_Given request:_
Only the lines from the start of the data to the line containing "(bus) at (340,110);", both included, should be output, exactly and without pictures.

-------- Records for the exercise --------

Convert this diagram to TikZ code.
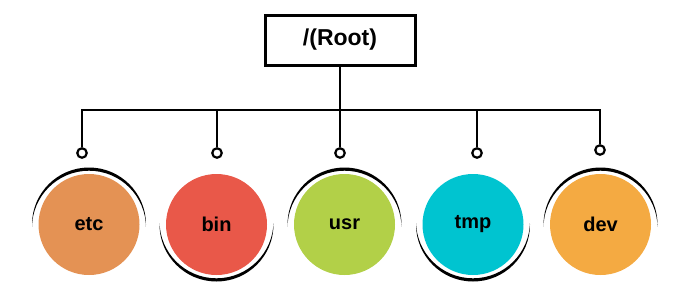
\documentclass[tikz,border=0pt]{standalone}
\usepackage{fontspec}
\setmainfont{Liberation Sans}
\definecolor{cetc}{RGB}{228,146,84}
\definecolor{cbin}{RGB}{233,88,73}
\definecolor{cusr}{RGB}{178,208,72}
\definecolor{ctmp}{RGB}{0,196,208}
\definecolor{cdev}{RGB}{244,170,66}
\tikzset{
  rootbox/.style={draw=black, line width=3pt, fill=white, minimum width=150pt, minimum height=50pt, inner sep=0pt, font=\fontsize{23}{26}\selectfont\bfseries},
  dir/.style={circle, minimum size=101pt, inner sep=0pt, font=\fontsize{20}{23}\selectfont\bfseries, text=black},
  ring/.style={circle, draw=black, line width=2.2pt, fill=white, minimum size=9.5pt, inner sep=0pt},
  wire/.style={draw=black, line width=1.8pt},
}
\newcommand{\toparc}[2]{%
  \begin{scope}
    \clip (#1-60,#2-60) rectangle (#1+60,#2+1.5);
    \fill[black, even odd rule] (#1,#2) circle (57) (#1,#2+3.2) circle (57);
  \end{scope}}
\newcommand{\botarc}[2]{%
  \begin{scope}
    \clip (#1-60,#2-1.5) rectangle (#1+60,#2+60);
    \fill[black, even odd rule] (#1,#2) circle (57) (#1,#2-3.2) circle (57);
  \end{scope}}
\begin{document}
\begin{tikzpicture}[x=1pt,y=-1pt]
\useasboundingbox (0,0) rectangle (700,300);

\node[rootbox] (root) at (340,40) {/(Root)};
\coordinate (bus) at (340,110);

\node[ring] (retc) at (82,153) {};
\node[ring] (rbin) at (217,153) {};
\node[ring] (rusr) at (340,153) {};
\node[ring] (rtmp) at (477,153) {};
\node[ring] (rdev) at (600,150) {};

\toparc{89}{224.5}
\botarc{216.5}{224.5}
\toparc{344.5}{224.5}
\botarc{473}{224.5}
\toparc{600.5}{224.5}

\node[dir, fill=cetc] (etc) at (89,224.5) {etc};
\node[dir, fill=cbin] (bin) at (216.5,224.5) {bin};
\node[dir, fill=cusr] (usr) at (344.5,224.5) {usr};
\node[dir, fill=ctmp] (tmp) at (473,224.5) {tmp};
\node[dir, fill=cdev] (dev) at (600.5,224.5) {dev};

\draw[wire] (root.south) -- (bus);
\draw[wire] (retc.north) -- (retc.north |- bus) -- (rdev.north |- bus) -- (rdev.north);
\draw[wire] (rbin.north) -- (rbin.north |- bus);
\draw[wire] (rusr.north) -- (rusr.north |- bus);
\draw[wire] (rtmp.north) -- (rtmp.north |- bus);
\end{tikzpicture}
\end{document}
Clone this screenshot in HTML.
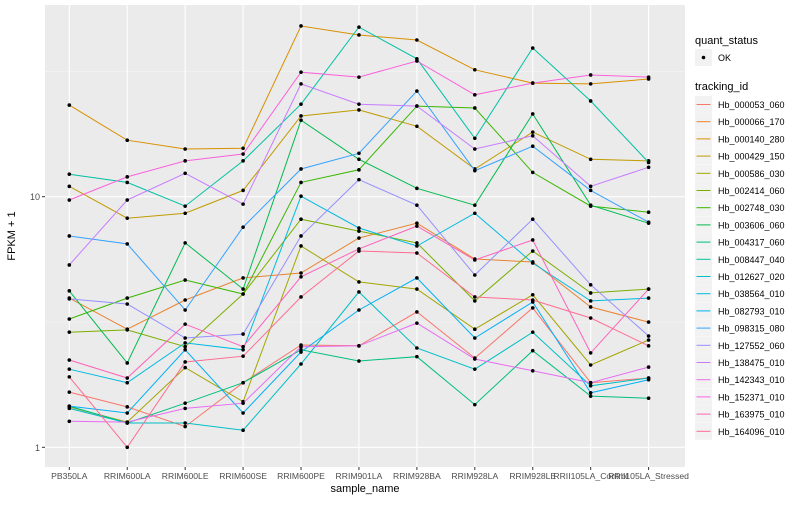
<!DOCTYPE html>
<html><head><meta charset="utf-8"><style>
body{margin:0;background:#fff;font-family:"Liberation Sans",sans-serif}
svg text{font-family:"Liberation Sans",sans-serif}
</style></head><body>
<svg id="chart" width="800" height="500" xmlns="http://www.w3.org/2000/svg">
<rect width="800" height="500" fill="#fff"/>
<g id="plot"></g>
<g id="legend"></g>
</svg>
<script>
const categories=["PB350LA","RRIM600LA","RRIM600LE","RRIM600SE","RRIM600PE","RRIM901LA","RRIM928BA","RRIM928LA","RRIM928LE","RRII105LA_Control","RRII105LA_Stressed"];
const seriesNames=["Hb_000053_060","Hb_000066_170","Hb_000140_280","Hb_000429_150","Hb_000586_030","Hb_002414_060","Hb_002748_030","Hb_003606_060","Hb_004317_060","Hb_008447_040","Hb_012627_020","Hb_038564_010","Hb_082793_010","Hb_098315_080","Hb_127552_060","Hb_138475_010","Hb_142343_010","Hb_152371_010","Hb_163975_010","Hb_164096_010"];
const colors=["#F8766D","#EA8331","#D89000","#C09B00","#A3A500","#7CAE00","#39B600","#00BB4E","#00BF7D","#00C1A3","#00BFC4","#00BAE0","#00B0F6","#35A2FF","#9590FF","#C77CFF","#E76BF3","#FA62DB","#FF62BC","#FF6C91"];
const s000053=[1.66,1.45,1.21,1.81,2.56,2.54,3.47,2.27,3.60,1.81,1.89];
const s000066=[3.94,2.96,3.87,4.74,4.96,6.84,7.84,5.64,5.49,3.63,3.16];
const s000140=[23.2,16.8,15.5,15.6,48.0,44.2,42.2,32.1,28.4,28.2,29.5];
const s000429=[11.0,8.21,8.59,10.6,21.0,22.2,19.1,12.9,18.1,14.1,13.9];
const s000586=[1.45,1.26,2.08,1.52,6.36,4.57,4.28,2.96,4.06,2.13,2.68];
const s002414=[2.88,2.94,2.52,4.09,8.13,7.29,6.54,3.84,6.07,4.13,4.28];
const s002748=[3.25,3.94,4.65,4.09,11.4,12.8,23.0,22.6,12.5,9.17,8.67];
const s003606=[4.21,2.17,6.54,4.28,20.2,14.1,10.8,9.25,21.4,9.25,7.84];
const s004317=[1.46,1.25,1.50,1.81,2.45,2.21,2.30,1.48,2.43,1.60,1.57];
const s008447=[12.3,11.4,9.17,13.9,23.4,47.5,35.5,17.1,39.2,24.1,13.7];
const s012627=[1.43,1.25,1.25,1.17,2.15,4.17,2.49,2.05,2.88,1.76,1.89];
const s038564=[2.05,1.81,2.61,2.45,10.05,7.50,6.36,8.59,5.44,3.84,3.94];
const s082793=[1.46,1.37,2.45,1.37,2.40,3.53,4.74,2.73,3.80,1.65,1.86];
const s098315=[6.97,6.48,3.53,7.56,12.9,14.9,26.4,12.7,15.9,10.6,7.91];
const s127552=[3.91,3.73,2.73,2.83,6.97,11.7,9.25,4.87,8.13,4.45,2.78];
const s138475=[5.34,9.7,12.4,9.34,28.2,23.4,23.0,15.5,17.5,11.0,13.1];
const s142343=[1.27,1.26,1.43,1.50,2.52,2.54,3.13,2.25,2.02,1.81,2.09];
const s152371=[9.7,12.0,13.9,14.8,31.4,30.0,34.8,25.5,28.4,30.6,30.0];
const s163975=[2.23,1.89,3.10,2.52,4.79,6.19,7.63,5.59,6.72,2.38,4.28];
const s164096=[1.91,1.0,2.19,2.31,3.98,6.07,5.96,3.98,3.87,3.28,2.54];
const seriesValues=[s000053,s000066,s000140,s000429,s000586,s002414,s002748,s003606,s004317,s008447,s012627,s038564,s082793,s098315,s127552,s138475,s142343,s152371,s163975,s164096];
const yTicks=[1,10];
const yTickLabels=["1","10"];

const NS="http://www.w3.org/2000/svg";
const P={l:45,r:685,t:5,b:467};
const x0=69.3,dx=57.93;
function xs(i){return x0+i*dx;}
function ys(v){return 447.3-Math.log10(v)*250.6;}
function mk(tag,attrs,parent){const e=document.createElementNS(NS,tag);for(const k in attrs)e.setAttribute(k,attrs[k]);parent.appendChild(e);return e;}
const plot=document.getElementById('plot');
const bg=mk('rect',{x:P.l,y:P.t,width:P.r-P.l,height:P.b-P.t,fill:'#EBEBEB'},plot);


// minor grid
[Math.sqrt(10),Math.sqrt(1000)].forEach(v=>{const y=ys(v);mk('line',{x1:P.l,x2:P.r,y1:y,y2:y,stroke:'#F5F5F5','stroke-width':0.6},plot);});
yTicks.forEach((v,i)=>{const y=ys(v);
 const g=mk('line',{x1:P.l,x2:P.r,y1:y,y2:y,stroke:'#fff','stroke-width':1.1},plot);
 
 
 mk('line',{x1:P.l-3,x2:P.l,y1:y,y2:y,stroke:'#333','stroke-width':1},plot);
 const t=mk('text',{x:P.l-5,y:y+3.5,'text-anchor':'end','font-size':9,fill:'#4D4D4D'},plot);t.textContent=yTickLabels[i];
 
 
});
categories.forEach((c,i)=>{const x=xs(i);
 const g=mk('line',{x1:x,x2:x,y1:P.t,y2:P.b,stroke:'#fff','stroke-width':1.1},plot);
 
 
 mk('line',{x1:x,x2:x,y1:P.b,y2:P.b+3,stroke:'#333','stroke-width':1},plot);
 const t=mk('text',{x:x,y:P.b+12,'text-anchor':'middle','font-size':8.6,fill:'#4D4D4D'},plot);t.textContent=c;
 
 
});
seriesValues.forEach((vals,si)=>{
 const g=mk('g',{},plot);
 
 
 const pts=vals.map((v,i)=>xs(i).toFixed(1)+','+ys(v).toFixed(1)).join(' ');
 const pl=mk('polyline',{points:pts,fill:'none',stroke:colors[si],'stroke-width':1},g);
 
 
 vals.forEach((v,i)=>{const c=mk('circle',{cx:xs(i),cy:ys(v),r:1.8,fill:'#000'},g);
  
  });
});
const yt=mk('text',{x:15,y:236,'text-anchor':'middle','font-size':11,fill:'#000',transform:'rotate(-90 15 236)'},plot);yt.textContent='FPKM + 1';


const xt=mk('text',{x:365,y:492,'text-anchor':'middle','font-size':11,fill:'#000'},plot);xt.textContent='sample_name';



const lg=document.getElementById('legend');
const t1=mk('text',{x:695,y:44,'font-size':11,fill:'#000'},lg);t1.textContent='quant_status';


mk('rect',{x:695,y:49,width:17,height:17,fill:'#F2F2F2'},lg);
mk('circle',{cx:703.5,cy:57.5,r:1.8,fill:'#000'},lg);
const ok=mk('text',{x:718,y:61,'font-size':9,fill:'#000'},lg);ok.textContent='OK';


const t2=mk('text',{x:695,y:90,'font-size':11,fill:'#000'},lg);t2.textContent='tracking_id';


seriesNames.forEach((n,i)=>{const y=96+i*17.2;
 const g=mk('g',{},lg);
 
 
 mk('rect',{x:695,y:y,width:17,height:17,fill:'#F2F2F2'},g);
 mk('line',{x1:696.5,x2:710.5,y1:y+8.5,y2:y+8.5,stroke:colors[i],'stroke-width':1},g);
 const t=mk('text',{x:718,y:y+12,'font-size':9,fill:'#000'},g);t.textContent=n;
});
</script>
</body></html>
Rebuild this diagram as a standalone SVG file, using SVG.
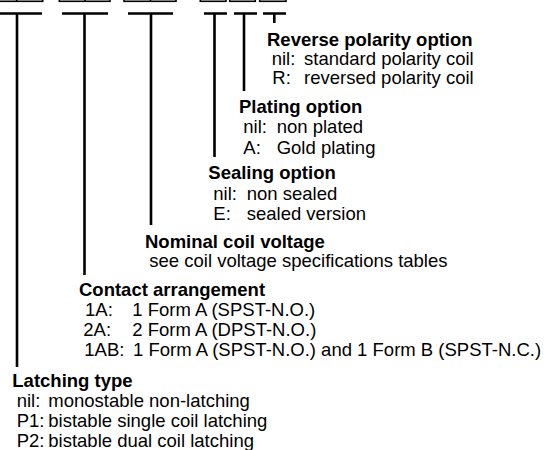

--------

_Result of this exercise:_
Convert this diagram to TikZ code.
\documentclass[tikz,border=0pt]{standalone}
\usepackage{fontspec}
\setmainfont{Liberation Sans}
\definecolor{cetc}{RGB}{228,146,84}
\definecolor{cbin}{RGB}{233,88,73}
\definecolor{cusr}{RGB}{178,208,72}
\definecolor{ctmp}{RGB}{0,196,208}
\definecolor{cdev}{RGB}{244,170,66}
\tikzset{
  rootbox/.style={draw=black, line width=3pt, fill=white, minimum width=150pt, minimum height=50pt, inner sep=0pt, font=\fontsize{23}{26}\selectfont\bfseries},
  dir/.style={circle, minimum size=101pt, inner sep=0pt, font=\fontsize{20}{23}\selectfont\bfseries, text=black},
  ring/.style={circle, draw=black, line width=2.2pt, fill=white, minimum size=9.5pt, inner sep=0pt},
  wire/.style={draw=black, line width=1.8pt},
}
\newcommand{\toparc}[2]{%
  \begin{scope}
    \clip (#1-60,#2-60) rectangle (#1+60,#2+1.5);
    \fill[black, even odd rule] (#1,#2) circle (57) (#1,#2+3.2) circle (57);
  \end{scope}}
\newcommand{\botarc}[2]{%
  \begin{scope}
    \clip (#1-60,#2-1.5) rectangle (#1+60,#2+60);
    \fill[black, even odd rule] (#1,#2) circle (57) (#1,#2-3.2) circle (57);
  \end{scope}}
\begin{document}
\begin{tikzpicture}[x=1pt,y=-1pt]
\useasboundingbox (0,0) rectangle (700,300);

\node[rootbox] (root) at (340,40) {/(Root)};
\coordinate (bus) at (340,110);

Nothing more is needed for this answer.